Umatilla Electric Cooperative celebrated its 82nd year with its annual meeting and dinner that put the focus on its employees and members.

More than 500 people – the largest number of people in the history of UEC’s annual meetings – attended the event held at the Eastern Oregon Trade & Event Center. After the dinner, the audience was treated to a performance by Hart Keene, who entertained with a combination of humor, card tricks, illusions and mind reading.

In his address to members and guests, UEC General Manager and CEO Robert Echenrode spoke of the evening’s theme, Connecting Lines, Connecting Lives.

“The first part of our theme speaks to our core mission – keeping the lights on and the power flowing,” Echenrode said. “Every day our line crews work to upgrade our system. They secure its reliability.

Echenrode said it was the crews’ expertise that maintains UEC’s 36 substations, 32,000 power poles and more than 2,200 miles of power lines spread over nearly 2,000 square miles.

“With over 20 years in the business, I’m still amazed at the skill and the dedication it takes to keep such a large and complex system ready for your immediate needs,” Echenrode said.

Hart Keene gets some help from the audience during Saturday’s UEC meeting and dinner.
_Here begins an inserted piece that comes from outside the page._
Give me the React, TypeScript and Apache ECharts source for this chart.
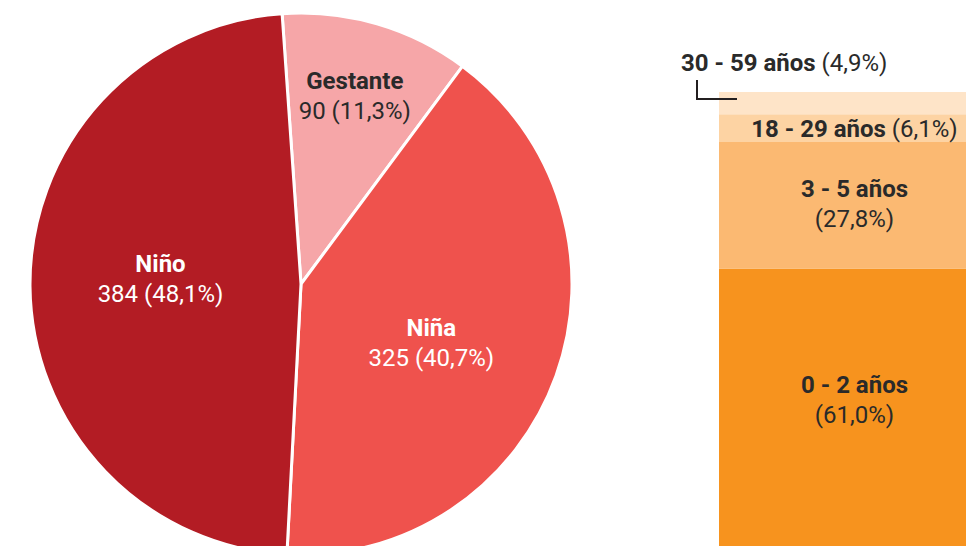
import React, { useEffect, useRef } from "react";
import * as echarts from "echarts";

const pieNames = ["Gestante", "Niña", "Niño"];
const pieValues = [90, 325, 384];
const piePercents = ["11,3%", "40,7%", "48,1%"];
const pieColors = ["#F6A6A8", "#EF524D", "#B31C24"];
const pieTextColors = ["#2A2A2A", "#FFFFFF", "#FFFFFF"];

const ageGroups = ["0 - 2 años", "3 - 5 años", "18 - 29 años", "30 - 59 años"];
const agePercents = [61.0, 27.8, 6.1, 4.9];
const ageColors = ["#F7931E", "#FBB972", "#FDD3A3", "#FEE4C8"];

const fmt = (v: number) => v.toFixed(1).replace(".", ",") + "%";
const FONT = "Roboto, 'DejaVu Sans', sans-serif";
const DARK = "#2A2A2A";

export default function App() {
  const ref = useRef<HTMLDivElement>(null);
  useEffect(() => {
    const chart = echarts.init(ref.current!, null, { renderer: "svg" });
    const richFor = (color: string, gap = 0) => ({
      b: { fontFamily: FONT, fontSize: 24, fontWeight: "bold", color, lineHeight: 30 },
      v: { fontFamily: FONT, fontSize: 24, fontWeight: "normal", color, lineHeight: 30, padding: [0, 0, 0, gap] },
    });
    const barSeries = ageGroups.map((g, i) => {
      let label: any;
      if (i === 3) {
        label = {
          show: true,
          position: [-38, -29],
          verticalAlign: "middle",
          align: "left",
          formatter: () => `{b|${g}}{v|(${fmt(agePercents[i])})}`,
          rich: richFor(DARK, 6),
        };
      } else if (i === 2) {
        label = {
          show: true,
          position: "inside",
          offset: [12, 1],
          formatter: () => `{b|${g}}{v|(${fmt(agePercents[i])})}`,
          rich: richFor(DARK, 6),
        };
      } else {
        label = {
          show: true,
          position: "inside",
          offset: i === 0 ? [12, -7] : [12, -1],
          formatter: () => `{b|${g}}\n{v|(${fmt(agePercents[i])})}`,
          rich: richFor(DARK),
        };
      }
      return {
        type: "bar",
        name: g,
        stack: "edad",
        barWidth: "100%",
        data: [agePercents[i]],
        itemStyle: { color: ageColors[i] },
        label,
        silent: true,
      };
    });
    const pieShift = [
      { dx: 15, dy: -55 },
      { dx: 0, dy: 12 },
      { dx: -2, dy: -6 },
    ];
    chart.setOption({
      animation: false,
      textStyle: { fontFamily: FONT },
      grid: { left: 719, top: 91, width: 272, height: 460 },
      xAxis: { type: "category", data: ["Edad"], show: false, boundaryGap: true },
      yAxis: { type: "value", min: 0, max: 100, show: false },
      graphic: [
        {
          type: "polyline",
          shape: { points: [[697, 80], [697, 99], [737, 99]] },
          style: { stroke: "#231F20", lineWidth: 2, fill: "none" },
          z: 100,
        },
      ],
      series: [
        {
          type: "pie",
          center: [301, 284],
          radius: 271,
          startAngle: 94,
          clockwise: true,
          silent: true,
          itemStyle: { borderColor: "#FFFFFF", borderWidth: 3 },
          label: { show: true, position: "inside" },
          labelLine: { show: false },
          labelLayout: (p: any) => pieShift[p.dataIndex] || {},
          data: pieNames.map((n, i) => ({
            name: n,
            value: pieValues[i],
            itemStyle: { color: pieColors[i] },
            label: {
              formatter: `{b|${n}}\n{v|${pieValues[i]} (${piePercents[i]})}`,
              rich: richFor(pieTextColors[i]),
            },
          })),
        },
        ...barSeries,
      ],
    });
    return () => chart.dispose();
  }, []);
  return (
    <div
      ref={ref}
      style={{ position: "fixed", left: 0, top: 0, width: 966, height: 546, background: "#FFFFFF" }}
    />
  );
}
UEC members show their appreciation for the line workers, as well. Echenrode said UEC had posted a photo on Facebook during the winter showing three linemen working in Meacham with snow nearly up to their chins. Within a single day, the post had 180,000 likes, comments or shares.

“It’s gratifying to see that the employees in all the departments go above and beyond each day, whether its climbing a pole at night during a storm or working at the front counter showing compassion to a member who has had trouble paying their bill,” he said.
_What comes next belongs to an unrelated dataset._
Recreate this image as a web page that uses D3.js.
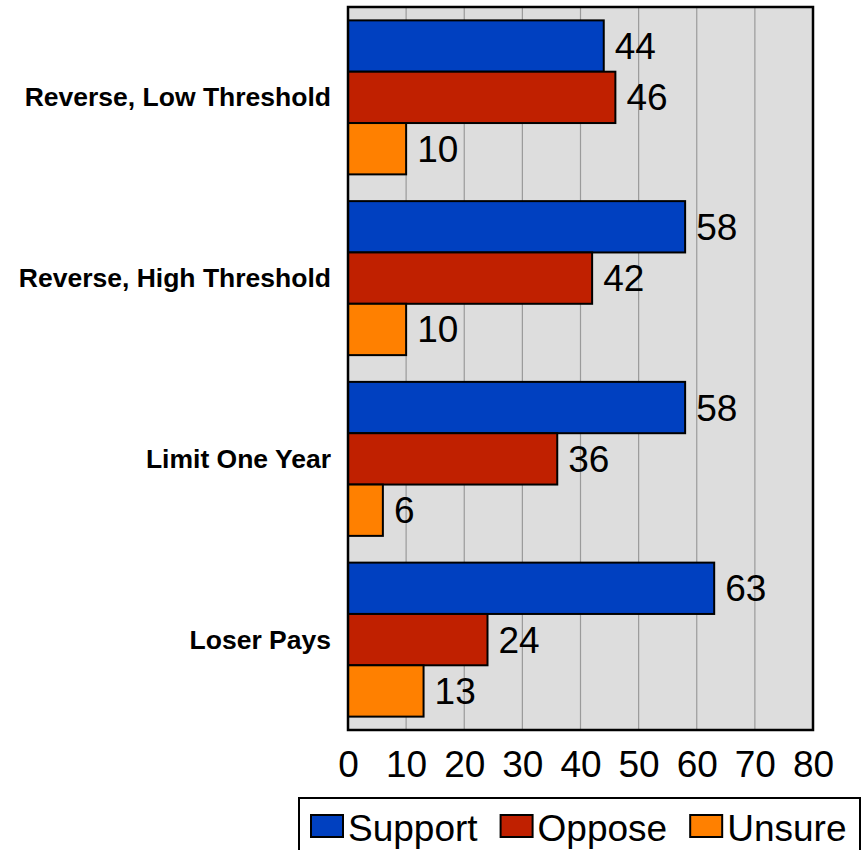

“Some of UEC’s best moments come when we are connecting lives – the second part of our theme tonight,” he said. UEC board members and employees serve on school boards, city committees, chambers and civic groups.

“Right outside our door, they helped build the new fair and rodeo grounds,” he said. “They spend their Saturdays buying animals at the youth livestock auction, coach sports and help with fundraisers.”

Echenrode talked about UEC’s commitment to serving its members. Three new substations were finished in the past year to serve the area’s growth. Three more are in the works to meet the needs of the area’s expanding irrigation agricultural sector.

“And our plans to construct a transmission line from McNary to Hermiston to address the residential and commercial needs in the areas of Umatilla, Hermiston and Stanfield will soon be realized,” he said.

Echenrode said UEC has averaged an annual growth rate of nearly 20 percent during the past eight years and more than doubled its revenue.

“We will soon become Oregon’s largest consumer-owned electric company,” he said.

There is a cost to growth, however, said Echenrode. Today, a residential member pays about 18 cents more per day for electricity than they did eight years ago.

“Over the course of a month, that adds up to a cup of Starbucks coffee and a cookie,” he said.

The Columbia and Snake River hydro system remains under pressure by activists and courts, said Echenrode. He said the carbon tax, as proposed in the Oregon Legislature, has the potential to do great harm to our rural economy.

“But we’re working with our local legislators to minimize the economic impact on all of us,” Echenrode said.

Echenrode concluded with a final nod to the UEC membership.

“Today, with more than 80 years of company history, it’s easy to lose sight of what has made UEC so valuable to the community from the very beginning,” he said. “It was the membership then and it’s the membership now that reminds us of our central mission and shows us the way ahead.”